The next night it was the turn of Witi's Wahine, the world premiere of a play created by Nancy Brunning based around characters from the works of that other local boy, Witi Ihimaera: The Whale Rider, The Matriarch, Bulibasha and more.
There it all was, Ihimaera's remarkable ability to shuffle history and myth, serving up the richness of culture and the wonder of people, with all their warts, with all the laughter and the singing and the pain. Lifting you up to ride on the back of a whale and insisting, also, that you learn how to deal with death.
Four women and a guitar on stage. I don't mind saying I was utterly wrung out by the end, and felt blessed for it. This, again, is who we are and what we have to build on.
Brunning, who is very unwell, was there watching from her wheelchair. She has given us a great, great work. It will tour. Watch for it.
The festival continues till October 20. Theatre, music, visual arts, movies, dance, community arts. The NZSO is calling in, the chamber choir Voice New Zealand will join forces with Warren Maxwell, the Aretha Franklin tribute show seen in the Auckland Arts Festival will be there too, featuring Annie Crummer, Ria Hall, Jackie Clarke and Bella Kalolo. There's a lot more.
Tūranga is growing, in heart and soul, and perhaps in every other way too. But it could do with help.
PGF Minister Shane Jones is quite right to rail against Air New Zealand for its attitude to the provinces, although perhaps he could do something about that himself.
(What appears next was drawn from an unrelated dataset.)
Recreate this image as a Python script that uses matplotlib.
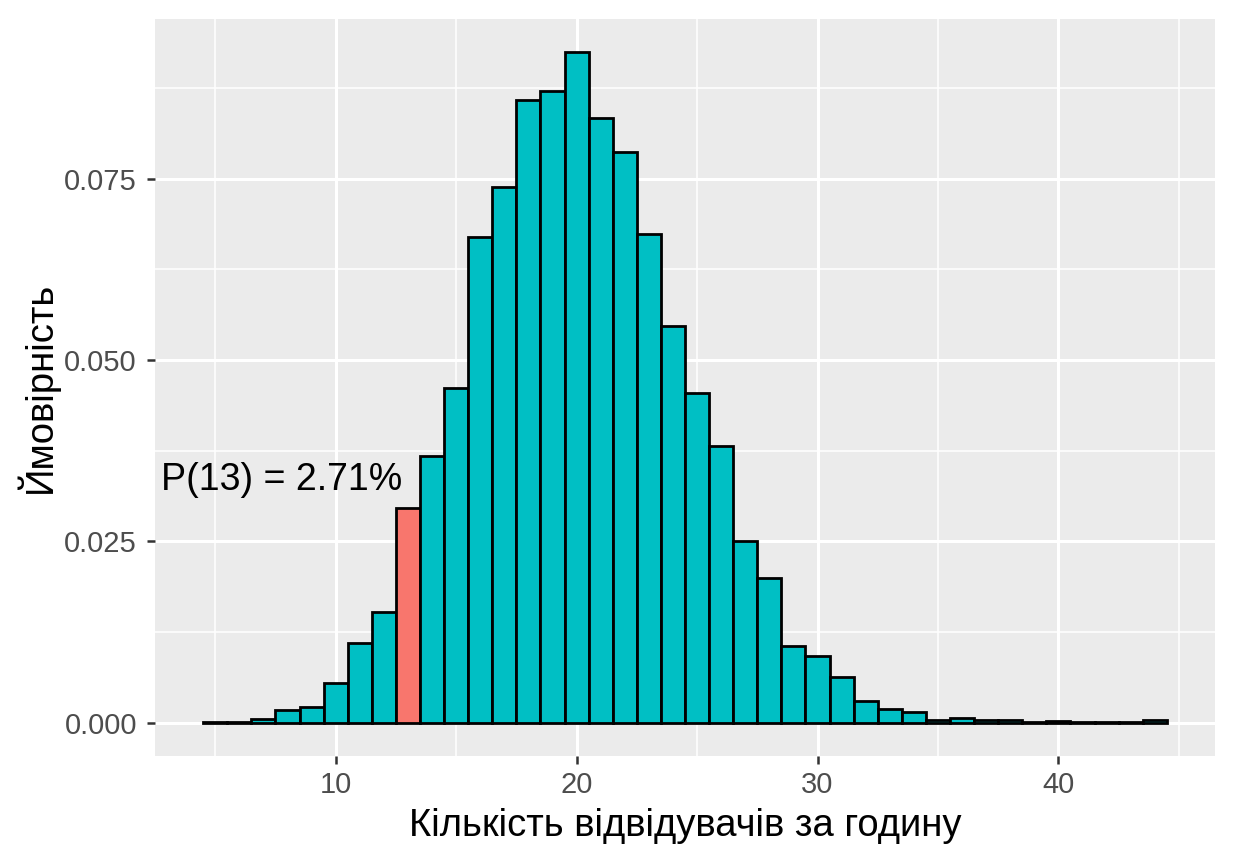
import matplotlib
matplotlib.use("Agg")
import matplotlib.pyplot as plt
import numpy as np

visitors = list(range(5, 45))
probability = [0.0001, 0.0001, 0.0005, 0.0018, 0.0021, 0.0055, 0.0110, 0.0153, 0.0296, 0.0368,
               0.0461, 0.0669, 0.0739, 0.0859, 0.0871, 0.0924, 0.0833, 0.0786, 0.0673, 0.0547,
               0.0455, 0.0382, 0.0251, 0.0200, 0.0106, 0.0092, 0.0063, 0.0030, 0.0019, 0.0014,
               0.0004, 0.0006, 0.0004, 0.0003, 0.0001, 0.0002, 0.0001, 0.0001, 0.0001, 0.0003]
highlight = 13
label_text = "P(13) = 2.71%"
x_ticks = [10, 20, 30, 40]
y_ticks = [0.000, 0.025, 0.050, 0.075]
y_ticklabels = ["0.000", "0.025", "0.050", "0.075"]

plt.rcParams['font.family'] = ['Liberation Sans', 'DejaVu Sans']

fig = plt.figure(figsize=(12.34, 8.64), dpi=100)
ax = fig.add_axes([155/1234, 1 - 756/864, (1215-155)/1234, (756-19)/864])
ax.set_facecolor('#EBEBEB')
for s in ax.spines.values():
    s.set_visible(False)

colors = ['#F8766D' if v == highlight else '#00BFC4' for v in visitors]
ax.bar(visitors, probability, width=1.0, color=colors, edgecolor='black', linewidth=2.0, zorder=3)

ax.text(12.75, 0.0335, label_text, ha='right', va='center', fontsize=27, color='black', zorder=4)

ax.set_xlim(2.5, 46.5)
ax.set_ylim(-0.0046, 0.0970)
ax.set_xticks(x_ticks)
ax.set_yticks(y_ticks)
ax.set_yticklabels(y_ticklabels)
ax.set_xticks([5, 15, 25, 35, 45], minor=True)
ax.set_yticks([0.0125, 0.0375, 0.0625, 0.0875], minor=True)
ax.grid(which='major', color='white', linewidth=2.2, zorder=0)
ax.grid(which='minor', color='white', linewidth=1.1, zorder=0)
ax.set_axisbelow(True)
ax.tick_params(which='major', length=6, width=1.8, color='#333333', labelsize=21,
               labelcolor='#4D4D4D')
ax.tick_params(axis='y', which='major', pad=7)
ax.tick_params(axis='x', which='major', pad=5)
ax.tick_params(which='minor', length=0)

ax.set_xlabel("Кількість відвідувачів за годину", fontsize=27.5, color='black', labelpad=6)
ax.set_ylabel("Ймовірність", fontsize=27.5, color='black', labelpad=4)

fig.savefig("out.png", dpi=100, facecolor='white')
The cost of flying to Gisborne from anywhere is so high, it's a scandal for a national carrier.
Waipara's festival is aimed primarily at locals, but as it blooms over the coming years, will the city and the region bloom with it? Arts in the city and that big old East Coast to explore? What's not to like?
He and Maisey Rika have a lovely song called Under an East Coast Moon. You just know from the title that magic is afoot. And so it is. So it could be. This is who we are.